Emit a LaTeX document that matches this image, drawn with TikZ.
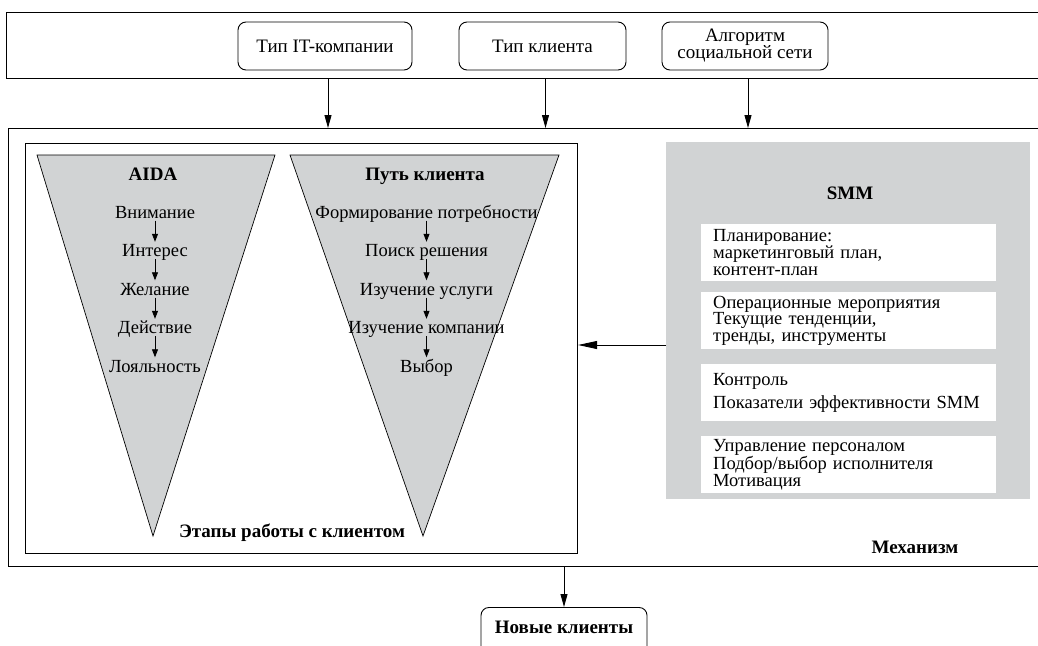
\documentclass[tikz,border=0pt]{standalone}
\usepackage{fontspec}
\setmainfont{Liberation Serif}
\usetikzlibrary{arrows.meta}
\definecolor{fgray}{RGB}{209,211,212}
\tikzset{
  frame/.style={draw, line width=1.1pt, inner sep=0pt, anchor=north west},
  topbox/.style={draw, rounded corners=8pt, line width=0.9pt, minimum height=48pt, align=center, font=\fontsize{19}{18}\selectfont, inner sep=2pt},
  bigarr/.style={line width=0.9pt, -{Triangle[length=13pt,width=7pt]}},
  smallarr/.style={line width=0.8pt, -{Triangle[length=8pt,width=6pt]}},
  funnel/.style={draw, fill=fgray, line width=0.7pt},
  stage/.style={font=\fontsize{18.5}{18}\selectfont, anchor=base, inner sep=2.5pt, text height=12pt, text depth=0pt},
  ttl/.style={font=\bfseries\fontsize{19}{18}\selectfont, anchor=base, inner sep=0pt},
  wbox/.style={fill=white, minimum width=295pt, minimum height=57pt, text width=271pt, align=left, inner xsep=12pt, inner ysep=0pt, anchor=north west, font=\fontsize{18.5}{16.7}\selectfont},
}
\begin{document}
\begin{tikzpicture}[x=1pt,y=-1pt]
\clip (0,0) rectangle (1038,645);
\fill[white] (0,0) rectangle (1038,645);
% top frame
\node[frame, minimum width=1040pt, minimum height=66pt] (top) at (6,12) {};
\node[topbox, minimum width=174pt] (b1) at (325,46) {Тип IT-компании};
\node[topbox, minimum width=167pt] (b2) at (542.5,46) {Тип клиента};
\node[topbox, minimum width=166pt] (b3) at (745,46) {Алгоритм\\[-1pt]социальной сети};
% outer frame
\node[frame, minimum width=1040pt, minimum height=438pt] (outer) at (8,128) {};
\draw[bigarr] ([xshift=3pt]b1 |- top.south) -- ([xshift=3pt]b1 |- outer.north);
\draw[bigarr] ([xshift=3pt]b2 |- top.south) -- ([xshift=3pt]b2 |- outer.north);
\draw[bigarr] ([xshift=3pt]b3 |- top.south) -- ([xshift=3pt]b3 |- outer.north);
% inner frame
\node[frame, minimum width=552pt, minimum height=410pt] (inner) at (25,143) {};
% funnels
\draw[funnel] (37,155) -- (275,155) -- (153,536) -- cycle;
\draw[funnel] (290,155) -- (559,155) -- (423,536) -- cycle;
\node[ttl] (aida) at (153,180) {AIDA};
\node[stage] (a1) at (155,218) {Внимание};
\node[stage] (a2) at (155,256.5) {Интерес};
\node[stage] (a3) at (155,295) {Желание};
\node[stage] (a4) at (155,333.5) {Действие};
\node[stage] (a5) at (155,372) {Лояльность};
\draw[smallarr] (a1) -- (a2);
\draw[smallarr] (a2) -- (a3);
\draw[smallarr] (a3) -- (a4);
\draw[smallarr] (a4) -- (a5);
\node[ttl] (path) at (425,180) {Путь клиента};
\node[stage] (p1) at (426.5,218) {Формирование потребности};
\node[stage] (p2) at (426.5,256.5) {Поиск решения};
\node[stage] (p3) at (426.5,295) {Изучение услуги};
\node[stage] (p4) at (426.5,333.5) {Изучение компании};
\node[stage] (p5) at (426.5,372) {Выбор};
\draw[smallarr] (p1) -- (p2);
\draw[smallarr] (p2) -- (p3);
\draw[smallarr] (p3) -- (p4);
\draw[smallarr] (p4) -- (p5);
\node[ttl] (stages) at (292,537) {Этапы работы с клиентом};
% SMM
\node[fill=fgray, minimum width=364pt, minimum height=357pt, anchor=north west, inner sep=0pt] (smm) at (666,142) {};
\node[ttl] (smmt) at (850,199) {SMM};
\node[wbox] (w1) at (701,224) {Планирование:\\маркетинговый план,\\контент-план};
\node[wbox] (w2) at (701,292) {Операционные мероприятия\\Текущие тенденции,\\тренды, инструменты};
\node[wbox] (w3) at (701,364) {Контроль\\[5pt]Показатели эффективности SMM};
\node[wbox] (w4) at (701,436) {Управление персоналом\\Подбор/выбор исполнителя\\Мотивация};
\coordinate (la) at (666,345);
\draw[line width=0.9pt, -{Triangle[length=19pt,width=8pt]}] (la) -- (la -| inner.east);
\node[ttl] (mech) at (915,553) {Механизм};
% output
\node[draw, rounded corners=8pt, line width=0.9pt, minimum width=166pt, minimum height=70pt, anchor=north, font=\bfseries\fontsize{19}{18}\selectfont, text depth=30pt, inner sep=0pt] (nc) at (564,607) {Новые клиенты};
\draw[bigarr] (nc |- outer.south) -- (nc.north);
\end{tikzpicture}
\end{document}
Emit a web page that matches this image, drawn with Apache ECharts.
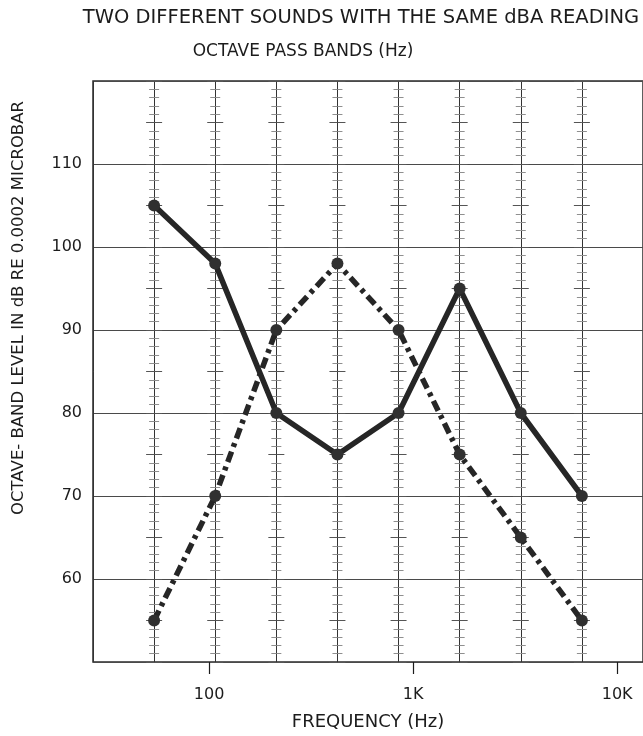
<!DOCTYPE html>
<html>
<head>
<meta charset="utf-8">
<script src="https://cdn.jsdelivr.net/npm/echarts@6/dist/echarts.min.js"></script>
<style>html,body{margin:0;padding:0;background:#fff;}#c{width:643px;height:736px;}</style>
</head>
<body>
<div id="c"></div>
<script>
// ---- data ----
var bands = ['63', '125', '250', '500', '1K', '2K', '4K', '8K'];
var bandIndex = [1, 2, 3, 4, 5, 6, 7, 8];
var soundSolid = [105, 98, 80, 75, 80, 95, 80, 70];
var soundDashed = [55, 70, 90, 98, 90, 75, 65, 55];
var freqTickValues = [100, 1000, 10000];
var freqTickLabels = ['100', '1K', '10K'];
var yTickLabels = [60, 70, 80, 90, 100, 110];

var titleText = 'TWO DIFFERENT SOUNDS WITH THE SAME dBA READING';
var subTitleText = 'OCTAVE PASS BANDS (Hz)';
var yName = 'OCTAVE- BAND LEVEL IN dB RE 0.0002 MICROBAR';
var xName = 'FREQUENCY (Hz)';

// ---- layout / style ----
var FONT = 'DejaVu Sans';
var INK = '#1c1c1c';
var GRID_LEFT = 93, GRID_TOP = 81, GRID_RIGHT = 0, GRID_BOTTOM = 70;
var GRID_W = 643 - GRID_LEFT - GRID_RIGHT;
var X_MIN = 0, X_MAX = 9;
var BAND_W = GRID_W / (X_MAX - X_MIN);
var POS_100HZ = 1.9; // axis position of 100 Hz on the octave axis
var POS_PER_OCTAVE = 1.005;

function freqPos(f) { return POS_100HZ + POS_PER_OCTAVE * Math.log(f / 100) / Math.LN2; }
var freqTickPos = freqTickValues.map(freqPos);

function zip(xs, ys) { return xs.map(function (x, i) { return [x, ys[i]]; }); }

var yAxes = [{
  type: 'value', min: 50, max: 120, interval: 10, position: 'left',
  axisLine: { show: false }, axisTick: { show: false },
  axisLabel: {
    color: INK, fontFamily: FONT, fontSize: 16, margin: 11,
    formatter: function (v) { return yTickLabels.indexOf(v) >= 0 ? String(v) : ''; }
  },
  splitLine: { show: true, lineStyle: { color: '#4a4a4a', width: 1 } }
}];
// graph-paper tick marks along every band line
bandIndex.forEach(function (k) {
  [true, false].forEach(function (inside) {
    yAxes.push({
      type: 'value', min: 50, max: 120, interval: 5, position: 'left',
      offset: -k * BAND_W,
      axisLine: { show: false },
      axisLabel: { show: false },
      splitLine: { show: false },
      axisTick: { show: true, inside: inside, length: 8, lineStyle: { color: '#555', width: 1 } },
      minorTick: { show: true, splitNumber: 5, length: 5, lineStyle: { color: '#8f8f8f', width: 1 } }
    });
  });
});

var option = {
  backgroundColor: '#ffffff',
  animation: false,
  title: [
    { text: titleText, left: 356, top: 3, textAlign: 'center',
      textStyle: { fontFamily: FONT, fontSize: 19.5, fontWeight: 'normal', color: INK } },
    { text: subTitleText, left: 298, top: 38, textAlign: 'center',
      textStyle: { fontFamily: FONT, fontSize: 17, fontWeight: 'normal', color: INK } }
  ],
  grid: {
    left: GRID_LEFT, top: GRID_TOP, right: GRID_RIGHT, bottom: GRID_BOTTOM,
    show: true, borderColor: '#2a2a2a', borderWidth: 1.5, backgroundColor: 'transparent'
  },
  xAxis: [
    { type: 'value', min: X_MIN, max: X_MAX, interval: 1, position: 'bottom',
      axisLine: { show: false }, axisTick: { show: false }, axisLabel: { show: false },
      splitLine: { show: true, lineStyle: { color: '#333', width: 1 } } },
    { type: 'value', min: X_MIN, max: X_MAX, position: 'bottom',
      axisLine: { show: false },
      axisTick: { show: true, customValues: freqTickPos, length: 12, lineStyle: { color: INK, width: 1.2 } },
      axisLabel: {
        show: true, customValues: freqTickPos, margin: 25,
        color: INK, fontFamily: FONT, fontSize: 16,
        formatter: function (v) {
          var best = 0;
          for (var i = 1; i < freqTickPos.length; i++) {
            if (Math.abs(freqTickPos[i] - v) < Math.abs(freqTickPos[best] - v)) best = i;
          }
          return freqTickLabels[best];
        }
      },
      splitLine: { show: false },
      name: xName, nameLocation: 'middle', nameGap: 51,
      nameTextStyle: { fontFamily: FONT, fontSize: 18, color: INK } }
  ],
  yAxis: yAxes,
  graphic: [{
    type: 'text', x: 19, y: 308, rotation: Math.PI / 2,
    style: { text: yName, fontFamily: FONT, fontSize: 16.5, fill: INK, align: 'center', verticalAlign: 'middle' }
  }],
  series: [
    { name: 'Sound A', type: 'line', xAxisIndex: 0, yAxisIndex: 0,
      data: zip(bandIndex, soundSolid),
      symbol: 'circle', symbolSize: 12,
      lineStyle: { color: '#262626', width: 5.5 },
      itemStyle: { color: '#303030' }, z: 5 },
    { name: 'Sound B', type: 'line', xAxisIndex: 0, yAxisIndex: 0,
      data: zip(bandIndex, soundDashed),
      symbol: 'circle', symbolSize: 12,
      lineStyle: { color: '#262626', width: 5.5, type: [11, 5, 4, 5], cap: 'butt' },
      itemStyle: { color: '#303030' }, z: 4 }
  ]
};

var chart = echarts.init(document.getElementById('c'), null, { renderer: 'canvas' });
chart.setOption(option);
</script>
</body>
</html>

○ ○ ○

Please quote only the span of lines whose first line contains "Emit a web page" and whose last line contains "function zip(xs, ys)", leaving every picture out.

* THE RESPONSE:
Emit a web page that matches this image, drawn with Apache ECharts.
<!DOCTYPE html>
<html>
<head>
<meta charset="utf-8">
<script src="https://cdn.jsdelivr.net/npm/echarts@6/dist/echarts.min.js"></script>
<style>html,body{margin:0;padding:0;background:#fff;}#c{width:643px;height:736px;}</style>
</head>
<body>
<div id="c"></div>
<script>
// ---- data ----
var bands = ['63', '125', '250', '500', '1K', '2K', '4K', '8K'];
var bandIndex = [1, 2, 3, 4, 5, 6, 7, 8];
var soundSolid = [105, 98, 80, 75, 80, 95, 80, 70];
var soundDashed = [55, 70, 90, 98, 90, 75, 65, 55];
var freqTickValues = [100, 1000, 10000];
var freqTickLabels = ['100', '1K', '10K'];
var yTickLabels = [60, 70, 80, 90, 100, 110];

var titleText = 'TWO DIFFERENT SOUNDS WITH THE SAME dBA READING';
var subTitleText = 'OCTAVE PASS BANDS (Hz)';
var yName = 'OCTAVE- BAND LEVEL IN dB RE 0.0002 MICROBAR';
var xName = 'FREQUENCY (Hz)';

// ---- layout / style ----
var FONT = 'DejaVu Sans';
var INK = '#1c1c1c';
var GRID_LEFT = 93, GRID_TOP = 81, GRID_RIGHT = 0, GRID_BOTTOM = 70;
var GRID_W = 643 - GRID_LEFT - GRID_RIGHT;
var X_MIN = 0, X_MAX = 9;
var BAND_W = GRID_W / (X_MAX - X_MIN);
var POS_100HZ = 1.9; // axis position of 100 Hz on the octave axis
var POS_PER_OCTAVE = 1.005;

function freqPos(f) { return POS_100HZ + POS_PER_OCTAVE * Math.log(f / 100) / Math.LN2; }
var freqTickPos = freqTickValues.map(freqPos);

function zip(xs, ys) { return xs.map(function (x, i) { return [x, ys[i]]; }); }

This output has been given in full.